Goldwater Institute: Deregulation can help fix education crisis

All over the state, parents and students are rallying against budget cuts to Arizona's public colleges and universities. Instead of focusing ire at legislators, who are literally between a rock and a hard place, there's another avenue these newly-minted activists could pursue. For Arizonans concerned about increasing access to post-secondary education in our state, why not focus on loosening up state regulations that are choking higher education's private sector?

classroomNumerous laws make it a crime to open a private post-secondary or vocational school in Arizona without state approval. These laws result in fewer schools and fewer opportunities for both students and educators. Legislators could embrace academic freedom by deregulating private schooling and let the market work.

Arizona pervasively criminalizes entrepreneurs who teach or open a school without government approval. It is a Class 3 misdemeanor to open a private post-secondary school that offers a degree of any kind without approval from the State Board of Private Post-Secondary Schooling. Osteopaths and medical doctors cannot teach without a license. Private cosmetology and radiologic technology schools cannot legally open their doors without approval from state agencies.

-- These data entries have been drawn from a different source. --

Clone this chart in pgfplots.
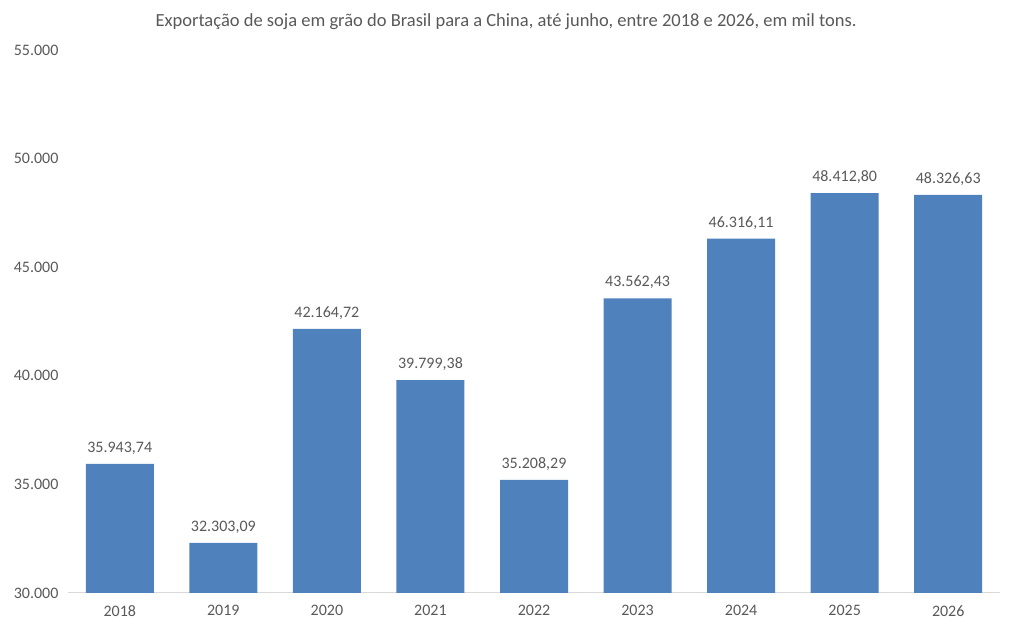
\documentclass[border=0pt]{standalone}
\usepackage{pgfplots}
\pgfplotsset{compat=1.18}
\usepackage{fontspec}
\setmainfont{Carlito}
\definecolor{barblue}{HTML}{4F81BD}
\definecolor{txt}{HTML}{595959}
\definecolor{axisgray}{HTML}{D9D9D9}
\begin{document}
\begin{tikzpicture}
\path[use as bounding box] (0pt,0pt) rectangle (1012pt,631pt);
\begin{axis}[
  at={(68pt,38pt)}, anchor=south west,
  scale only axis, width=932pt, height=543pt,
  xmin=-0.5, xmax=8.5, ymin=30000, ymax=55000,
  ybar, bar width=68pt,
  axis x line*=bottom, axis y line*=left,
  x axis line style={draw=axisgray, line width=1pt, -},
  y axis line style={draw=none},
  xtick=data, xticklabels={2018,2019,2020,2021,2022,2023,2024,2025,2026},
  major tick length=0pt,
  scaled y ticks=false,
  ytick={30000,35000,40000,45000,50000,55000},
  yticklabels={30.000,35.000,40.000,45.000,50.000,55.000},
  ticklabel style={font=\fontsize{16}{19}\selectfont, text=txt},
  xticklabel style={yshift=-9pt},
  yticklabel style={xshift=-6pt},
  nodes near coords,
  point meta=explicit symbolic,
  every node near coord/.append style={font=\fontsize{16}{19}\selectfont, text=txt, yshift=6pt},
  clip=false,
]
\addplot[fill=barblue, draw=none] table[x=x, y=y, meta=lab] {
x y lab
0 35943.74 35.943,74
1 32303.09 32.303,09
2 42164.72 42.164,72
3 39799.38 39.799,38
4 35208.29 35.208,29
5 43562.43 43.562,43
6 46316.11 46.316,11
7 48412.80 48.412,80
8 48326.63 48.326,63
};
\end{axis}
\node[text=txt, font=\fontsize{18.5}{22}\selectfont] at (506pt,609pt) {Exportação de soja em grão do Brasil para a China, até junho, entre 2018 e 2026, em mil tons.};
\end{tikzpicture}
\end{document}
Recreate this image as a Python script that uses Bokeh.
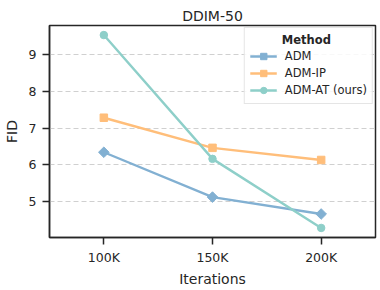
import math
from bokeh.plotting import figure
from bokeh.models import FixedTicker, Range1d, Legend, LegendItem
from bokeh.embed import file_html
from bokeh.resources import INLINE

iterations = [100, 150, 200]
tick_labels = ["100K", "150K", "200K"]
adm = [6.34, 5.12, 4.66]
adm_ip = [7.28, 6.46, 6.13]
adm_at = [9.53, 6.16, 4.28]

FONT = "DejaVu Sans"
DARK = "#262626"

p = figure(width=380, height=290, output_backend="svg", toolbar_location=None,
           x_range=Range1d(75, 225), y_range=Range1d(4.02, 9.79),
           min_border_left=48, min_border_right=5, min_border_top=25, min_border_bottom=53)
p.title.text = "DDIM-50"
p.title.align = "center"
p.title.text_font = FONT
p.title.text_font_size = "14px"
p.title.text_font_style = "normal"
p.title.text_color = DARK
p.title.standoff = 4

r1 = p.line(iterations, adm, line_color="#82B0D2", line_width=2.4)
m1 = p.scatter(iterations, adm, marker="square", angle=math.pi / 4, size=7.5, color="#82B0D2")
r2 = p.line(iterations, adm_ip, line_color="#FFBE7A", line_width=2.4)
m2 = p.scatter(iterations, adm_ip, marker="square", size=7.5, color="#FFBE7A")
r3 = p.line(iterations, adm_at, line_color="#8ECFC9", line_width=2.4)
m3 = p.scatter(iterations, adm_at, marker="circle", size=7.5, color="#8ECFC9")

legend = Legend(items=[LegendItem(label="ADM", renderers=[r1, m1]),
                       LegendItem(label="ADM-IP", renderers=[r2, m2]),
                       LegendItem(label="ADM-AT (ours)", renderers=[r3, m3])],
                location="top_right")
# leading no-break spaces centre the title over the entries
legend.title = "\u00a0" * 8 + "Method"
legend.title_text_font = FONT
legend.title_text_font_style = "bold"
legend.title_text_font_size = "11.5px"
legend.title_text_color = DARK
legend.title_standoff = 1
legend.label_text_font = FONT
legend.label_text_font_size = "11.5px"
legend.label_text_color = DARK
legend.border_line_color = "#cccccc"
legend.border_line_width = 1.2
legend.background_fill_alpha = 0.85
legend.glyph_width = 27
legend.glyph_height = 16
legend.spacing = 1
legend.padding = 5
legend.margin = 2
legend.label_height = 16
legend.label_standoff = 8
p.add_layout(legend)

p.xaxis.ticker = FixedTicker(ticks=iterations)
p.xaxis.major_label_overrides = {t: l for t, l in zip(iterations, tick_labels)}
p.yaxis.ticker = FixedTicker(ticks=[5, 6, 7, 8, 9])
for ax in (p.xaxis, p.yaxis):
    ax.major_tick_in = 0
    ax.major_tick_out = 7
    ax.minor_tick_out = 0
    ax.minor_tick_in = 0
    ax.major_tick_line_width = 1.5
    ax.major_tick_line_color = DARK
    ax.axis_line_width = 1.5
    ax.axis_line_color = DARK
    ax.major_label_text_font = FONT
    ax.major_label_text_font_size = "12.5px"
    ax.major_label_text_color = DARK
    ax.axis_label_text_font = FONT
    ax.axis_label_text_font_size = "14px"
    ax.axis_label_text_font_style = "normal"
    ax.axis_label_text_color = DARK
p.xaxis.axis_label = "Iterations"
p.yaxis.axis_label = "FID"
p.xaxis.major_label_standoff = 5
p.yaxis.major_label_standoff = 6
p.xaxis.axis_label_standoff = 3
p.yaxis.axis_label_standoff = 6

p.xgrid.grid_line_color = None
p.ygrid.grid_line_color = "#d0d0d0"
p.ygrid.grid_line_dash = "5 3"
p.ygrid.grid_line_width = 1.2
p.outline_line_color = DARK
p.outline_line_width = 1.5
p.outline_line_alpha = 1

open("out.html", "w").write(file_html(p, INLINE))
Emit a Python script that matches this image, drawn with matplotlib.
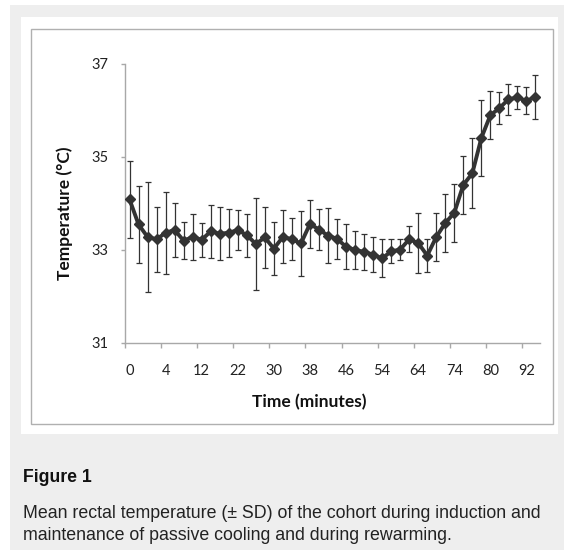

The regulation of nursing schools is a particularly outrageous case in point. Despite the shortage of health-care workers in this state and elsewhere, Arizona law makes it a Class 6 felony to open a nursing school without approval from the State Board of Nursing. The risk of jail time for teaching nursing even extends to out-of-state schools who want to offer Arizonans the option of distance learning.

There is no need for these draconian laws because private post-secondary or vocational schools are already self-regulating. To compete with other schools and qualify for national accreditation, just about every school voluntarily meets minimum educational standards.

Arizona's heavy-handed regulation does nothing to promote quality or prevent fraud. It only stops the free market from giving students and educators viable alternatives to the taxpayer-funded public university and community college system. And by fostering an artificial scarcity of educational options, the regulation of private schooling magnifies any pain associated with the loss of public funding for higher education.

Arizonans can have it all: access to an excellent higher education without abandoning principles of fiscal responsibility. All the state needs to do is decriminalize private schooling and let people freely teach and learn.
Nick Dranias holds the Goldwater Institute Clarence J. and Katherine P. Duncan chair for constitutional government and is the director of the Institute's Dorothy D. and Joseph A. Moller Center for Constitutional Government.